Capacity Utilization

Total Industry




I like Alan’s semi opaque, Fed speak mode: “The relationships among the new economic variables are imperfectly understood, and as a consequence economic forecasting is an uncertain endeavor. We should not overreact to every bit of new information, because frequently observations are subject to considerable transitory noise.”

For me, Alan was drowning in self made pomposity by mid 2000. Washington’s adulation had gotten to him. Too many bumps in the Fed Funds rate. Back in 2000, the market traded between 1450-1550, less than half where we stand presently. The S&P 500 didn’t even reach 1650 for years.

We should thank Paul Volcker for forcing the last big recession on the country in 1982. It purged inflationary expectations and made Greenspan’s job a snap. Volcker gets credit for starting our second Gilded Age, summer of 1982. When the S&P 500 index trickled down at 100, Yes! 100! Peaking at 1400 eighteen years later.

Just as Greenspan was a subconscious captive of Wall Street when he was cutting the Fed Funds rate bi-monthly, I sense our current FRB chairman is too conciliatory when he hints, his board could taper down Fed Funds bumps of 75 basis points, quarterly, to 50 basis points by year end. As yet, the Street seems tentative on discounting any change that’s more than cosmetic. We’ll see.

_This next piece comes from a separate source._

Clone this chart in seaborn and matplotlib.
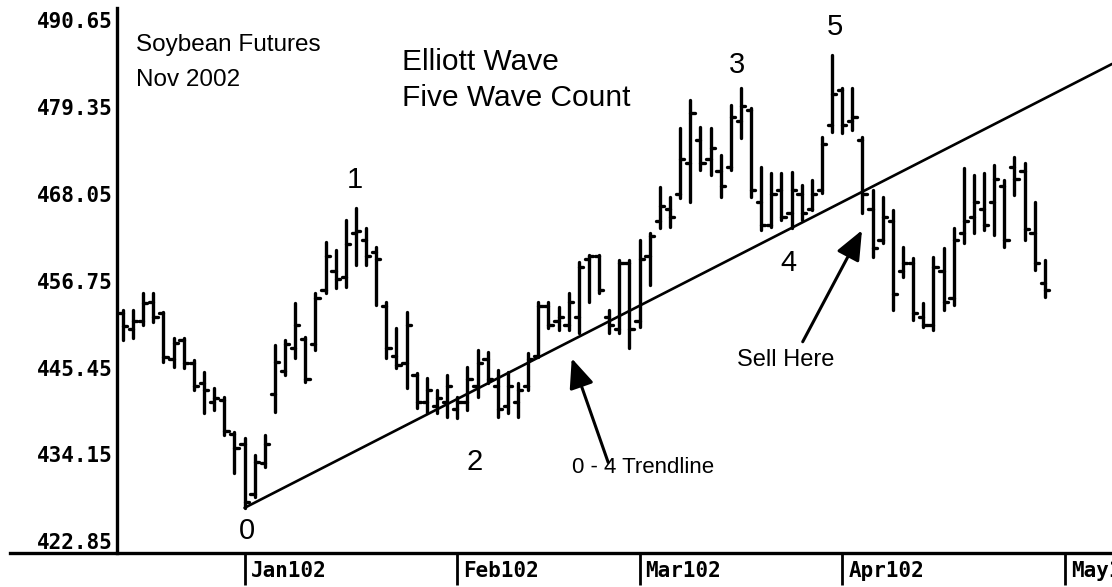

When Jerry Goodman, (Adam Smith), my old old buddy, now gone, was interviewing Greenspan decades ago. He asked Alan if what he did was “fun.” Greenspan probably never had to field such a question and he was nonplussed. Jerry, forever devilish and insouciant with bigwigs, had blindsided the Oracle. Alan responded “Well, not exactly,” and moved on to more weighty pronouncements. Alas! Central bankers don't talk like stand-up comics, who themselves can be full of wisdom. Central bankers sound ever more mealy mouthed particularly in Japan and Euroland.

My problem with Jerome Powell is subconsciously he wants to please the Street which is the last thing a Fed chairman should want to do. Why else would he say tapering of the Fed’s money market bumps of 75 basis points could ease to 50 points near term under certain conditions.

Paul Volcker, is my standup man and hero. I remember him pushing interest rates up to 15% on FNMA notes. Chrysler was bailed out by the U.S. Treasury. They figured out it was cheaper to do so then pay out unemployment insurance. Same goes for General Motors in the 2008-09 financial meltdown. The S&P 500 was valued at 10 times depressed earnings. When I bought a bunch of FNMA notes, my partners tried hard to throw me out the 42nd floor window of our offices in the General Motors Building.

If I remember correctly, Volcker lived in an efficiency apartment near the capital, walking distance to his offices. Everyone missed the call on the 1982 recession. It was the call of the Group of Seven’s major economic monetaries jacking up interest rates.

Today, it’s hard for me not to believe the world is combustible. Just read page one of the WSJ and New York Times. Valuation close to 20 times earnings should be under 15 times, even lower.

My entry into two-year Treasury notes is turning out to be sheer stupidity even with the paper yielding at a premium to 10-year notes. A rare disparity.

It’s the old story. Implementing what looks cosmetic on the surface can lose you lots of money. The Great Humbler strikes again and again. Earnings seem iffy to me with recession, an even money bet. Any action or inaction by our Fed is more likely to be cosmetic, not earthshaking and timely.


Changes in interest rates normally are large and can be long lived. Cycle over cycle interest rates do increase in volatility. The Blue Chip Forecast by economists has missed its numbers more often than not by over 1 percentage point on average of 3%, a 33% miss.


Even the International Monetary Fund in its forecasts for the world, discovered their forecasting errors were so great as to make them practically useless for suggesting policy initiatives.